Difference stage working

akarsh · Post by **akarsh** » Mon Dec 22, 2008 7:08 am

Hi,
I have some doubt regarding working of difference stage in Px. In its manual it is given that the output of difference stage will have data from after dataset with the diff code.
But when I am creating a sample code for this the output is having data from the before data set.

both the before and after dataset have same column definition with same name.
Please help me regarding this.

ray.wurlod · Post by **ray.wurlod** » Mon Dec 22, 2008 2:09 pm

Only unique column names can appear on the output. Change column names on at least one of the inputs. Also (in input link execution order) verify that Before and After are indeed the links you believe them to be.

akarsh · Post by **akarsh** » Mon Dec 22, 2008 11:45 pm

ray.wurlod wrote:Only unique column names can appear on the output. Change column names on at least one of the inputs. Also (in input link execution order) verify that Before and After are indeed the links you belie ...

Thanks Ray for replying..

I have checked that output of difference stage is having the data from the before dataset, but as i said it should have the data from after dataset( as mentioned in Px manual).i am confused now..

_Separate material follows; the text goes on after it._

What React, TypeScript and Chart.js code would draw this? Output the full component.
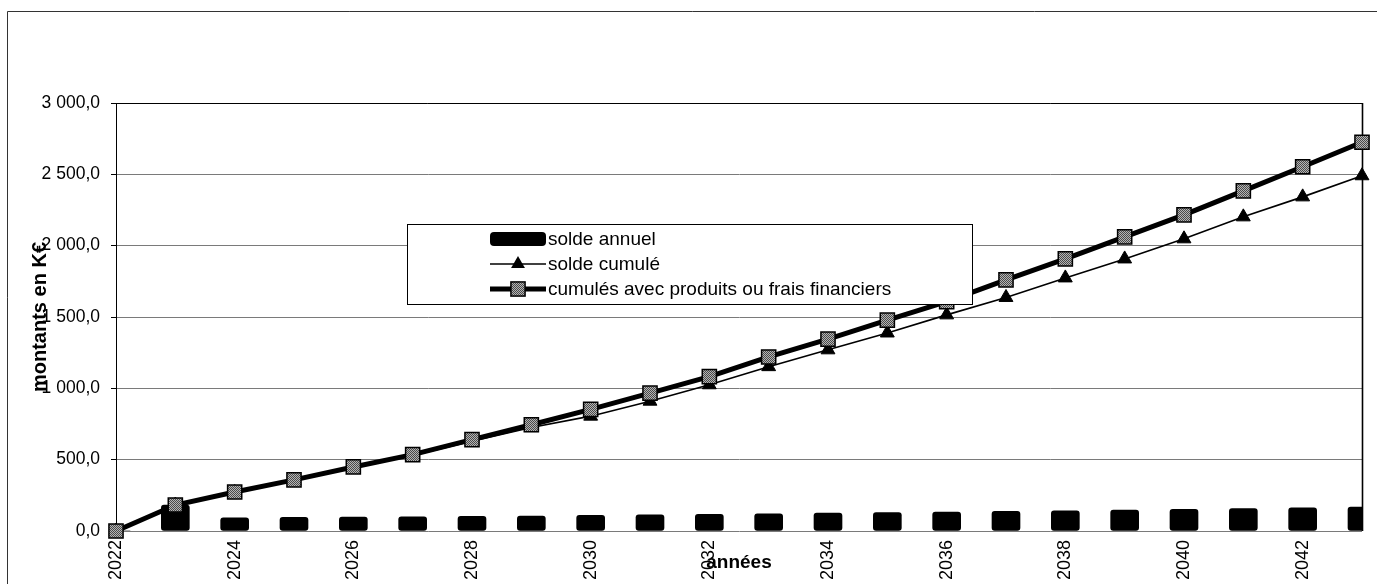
import React, { useEffect, useRef } from 'react';
import { Chart, registerables } from 'chart.js';

Chart.register(...registerables);

// ---- data ----
const years = [
  '2022', '2023', '2024', '2025', '2026', '2027', '2028', '2029', '2030', '2031', '2032',
  '2033', '2034', '2035', '2036', '2037', '2038', '2039', '2040', '2041', '2042', '2043',
];
const soldeAnnuel = [0, 182, 92, 95, 97, 99, 102, 105, 110, 114, 117, 121, 125, 129, 133, 137, 142, 147, 152, 157, 162, 168];
const soldeCumule = [0, 182, 270, 355, 445, 530, 630, 725, 805, 910, 1025, 1152, 1270, 1388, 1515, 1637, 1774, 1907, 2048, 2202, 2342, 2490];
const cumulesFinanciers = [0, 182, 273, 358, 449, 535, 640, 745, 853, 966, 1082, 1220, 1345, 1478, 1608, 1760, 1907, 2062, 2216, 2384, 2553, 2725];
const seriesLabels = ['solde annuel', 'solde cumulé', 'cumulés avec produits ou frais financiers'];
const yTicks = { min: 0, max: 3000, step: 500 };
const yAxisTitle = 'montants en K€';
const xAxisTitle = 'années';

const FONT = '"Liberation Sans", Arial, Helvetica, sans-serif';

function fmt(v: number): string {
  const s = Number(v).toFixed(1);
  const [i, d] = s.split('.');
  return i.replace(/\B(?=(\d{3})+(?!\d))/g, ' ') + ',' + d;
}

const framePlugin = {
  id: 'frame',
  beforeDraw(chart: any) {
    const ctx = chart.ctx;
    ctx.save();
    ctx.strokeStyle = '#333';
    ctx.lineWidth = 1;
    ctx.beginPath();
    ctx.moveTo(7.5, 584);
    ctx.lineTo(7.5, 11.5);
    ctx.lineTo(1377, 11.5);
    ctx.stroke();
    ctx.restore();
  },
  beforeDatasetsDraw(chart: any) {
    const { ctx, chartArea } = chart;
    ctx.save();
    ctx.strokeStyle = '#000';
    ctx.lineWidth = 1;
    ctx.beginPath();
    ctx.moveTo(chartArea.left, chartArea.top + 0.5);
    ctx.lineTo(chartArea.right, chartArea.top + 0.5);
    ctx.stroke();
    ctx.lineWidth = 1.6;
    ctx.beginPath();
    ctx.moveTo(chartArea.right + 0.5, chartArea.top);
    ctx.lineTo(chartArea.right + 0.5, chartArea.bottom);
    ctx.stroke();
    ctx.restore();
  },
};

const boxLegendPlugin = {
  id: 'boxLegend',
  afterDraw(chart: any) {
    const ctx = chart.ctx;
    const ds = chart.data.datasets;
    const bx = 407, by = 224, bw = 565, bh = 80;
    ctx.save();
    ctx.fillStyle = '#fff';
    ctx.fillRect(bx, by, bw, bh);
    ctx.strokeStyle = '#000';
    ctx.lineWidth = 1;
    ctx.strokeRect(bx + 0.5, by + 0.5, bw, bh);

    const sx0 = 490, sx1 = 546, sxm = 518, tx = 548;
    const rows = [239, 264, 289];

    // bar swatch
    ctx.fillStyle = ds[0].backgroundColor;
    ctx.beginPath();
    (ctx as any).roundRect(sx0, rows[0] - 7, sx1 - sx0, 14, 4);
    ctx.fill();

    // triangle line
    ctx.strokeStyle = '#000';
    ctx.lineWidth = ds[1].borderWidth;
    ctx.beginPath();
    ctx.moveTo(sx0, rows[1]);
    ctx.lineTo(sx1, rows[1]);
    ctx.stroke();
    const r = ds[1].pointRadius;
    ctx.fillStyle = '#000';
    ctx.beginPath();
    ctx.moveTo(sxm, rows[1] - r);
    ctx.lineTo(sxm + r * 0.866, rows[1] + r * 0.5);
    ctx.lineTo(sxm - r * 0.866, rows[1] + r * 0.5);
    ctx.closePath();
    ctx.fill();

    // square line
    ctx.lineWidth = ds[2].borderWidth;
    ctx.beginPath();
    ctx.moveTo(sx0, rows[2]);
    ctx.lineTo(sx1, rows[2]);
    ctx.stroke();
    const h = ds[2].pointRadius * Math.SQRT1_2;
    ctx.fillStyle = ds[2].pointBackgroundColor;
    ctx.fillRect(sxm - h, rows[2] - h, 2 * h, 2 * h);
    ctx.lineWidth = ds[2].pointBorderWidth;
    ctx.strokeRect(sxm - h, rows[2] - h, 2 * h, 2 * h);

    ctx.fillStyle = '#000';
    ctx.font = `19px ${FONT}`;
    ctx.textBaseline = 'middle';
    ctx.textAlign = 'left';
    rows.forEach((y, i) => ctx.fillText(ds[i].label, tx, y + 1));
    ctx.restore();
  },
};

export default function App() {
  const ref = useRef<HTMLCanvasElement>(null);

  useEffect(() => {
    const canvas = ref.current;
    if (!canvas) return;
    const pc = document.createElement('canvas');
    pc.width = 2;
    pc.height = 2;
    const pctx = pc.getContext('2d')!;
    pctx.fillStyle = '#b4b4b4';
    pctx.fillRect(0, 0, 2, 2);
    pctx.fillStyle = '#4a4a4a';
    pctx.fillRect(0, 0, 1, 1);
    pctx.fillRect(1, 1, 1, 1);
    const pattern = canvas.getContext('2d')!.createPattern(pc, 'repeat');

    const chart = new Chart(canvas, {
      type: 'bar',
      data: {
        labels: years,
        datasets: [
          {
            type: 'bar',
            label: seriesLabels[0],
            data: soldeAnnuel,
            backgroundColor: '#000',
            barThickness: 28,
            borderRadius: 3,
            borderSkipped: false,
            order: 3,
          } as any,
          {
            type: 'line',
            label: seriesLabels[1],
            data: soldeCumule,
            borderColor: '#000',
            borderWidth: 1.6,
            pointStyle: 'triangle',
            pointRadius: 8,
            pointBackgroundColor: '#000',
            pointBorderColor: '#000',
            pointBorderWidth: 1,
            tension: 0,
            clip: false,
            order: 2,
          } as any,
          {
            type: 'line',
            label: seriesLabels[2],
            data: cumulesFinanciers,
            borderColor: '#000',
            borderWidth: 5,
            pointStyle: 'rect',
            pointRadius: 10,
            pointBackgroundColor: pattern,
            pointBorderColor: '#000',
            pointBorderWidth: 1.5,
            tension: 0,
            clip: false,
            order: 1,
          } as any,
        ],
      },
      options: {
        responsive: true,
        maintainAspectRatio: false,
        animation: false,
        devicePixelRatio: 1,
        layout: { padding: { top: 103, right: 15, left: 0, bottom: 0 } },
        plugins: {
          legend: { display: false },
          tooltip: { enabled: false },
        },
        scales: {
          x: {
            offset: false,
            grid: { display: false, drawTicks: false },
            border: { display: false },
            ticks: {
              autoSkip: false,
              minRotation: 90,
              maxRotation: 90,
              padding: 9,
              color: '#000',
              font: { family: FONT, size: 18 },
              callback: (_v: any, i: number) => (i % 2 === 0 ? years[i] : ''),
            },
            title: {
              display: true,
              text: xAxisTitle,
              color: '#000',
              font: { family: FONT, size: 19, weight: 'bold' },
              padding: { top: 0, bottom: 10 },
            },
            afterFit: (s: any) => {
              s.height = 53;
              s.paddingLeft = 0;
              s.paddingRight = 0;
            },
          },
          y: {
            min: yTicks.min,
            max: yTicks.max,
            ticks: {
              stepSize: yTicks.step,
              padding: 11,
              color: '#000',
              font: { family: FONT, size: 17.5 },
              callback: (v: any) => fmt(v),
            },
            grid: { color: '#7a7a7a', lineWidth: 1, tickColor: '#000', tickLength: 5 },
            border: { display: true, color: '#000', width: 1 },
            title: {
              display: true,
              text: yAxisTitle,
              color: '#000',
              font: { family: FONT, size: 20, weight: 'bold' },
              padding: { top: 28, bottom: 0 },
            },
            afterFit: (s: any) => {
              s.width = 116;
            },
          },
        },
      } as any,
      plugins: [framePlugin, boxLegendPlugin],
    });
    return () => chart.destroy();
  }, []);

  return (
    <div style={{ position: 'fixed', left: 0, top: 0, width: 1377, height: 584, background: '#fff' }}>
      <canvas ref={ref} />
    </div>
  );
}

andrewn · Post by **andrewn** » Mon Apr 20, 2009 5:46 am

I know this thread is a few months old but thought I'd post what I have found out, having come up against a very similar issue.

IBM support told me:

when using the diff operator values from duplicate field names including key and value fields are copied from the before data set only.

They also referred me to the documentation - which I had read, but came to a different conlusion about how the stage should work!

In essence, the key and value fields *must* have the same names in the before and after data.

That means if you have records in the after data which don't exist in the before data - i.e. inserts - what you actually get in the output data is a set of records with all the key and value fields set to their data type default.

It also means that any value fields always contain the data from the before record. So if you have output records identified as "edits" you will see all the value fields containing the before data.

It's working as designed according to IBM but it means the Difference stage is not very good at telling you the differences

ray.wurlod · Post by **ray.wurlod** » Mon Apr 20, 2009 3:39 pm

Even so, the non-key columns can have different names, and would then be reported on the output link.
I guess this is why the documentation also states that the Difference stage is being phased out, and is not to be preferred.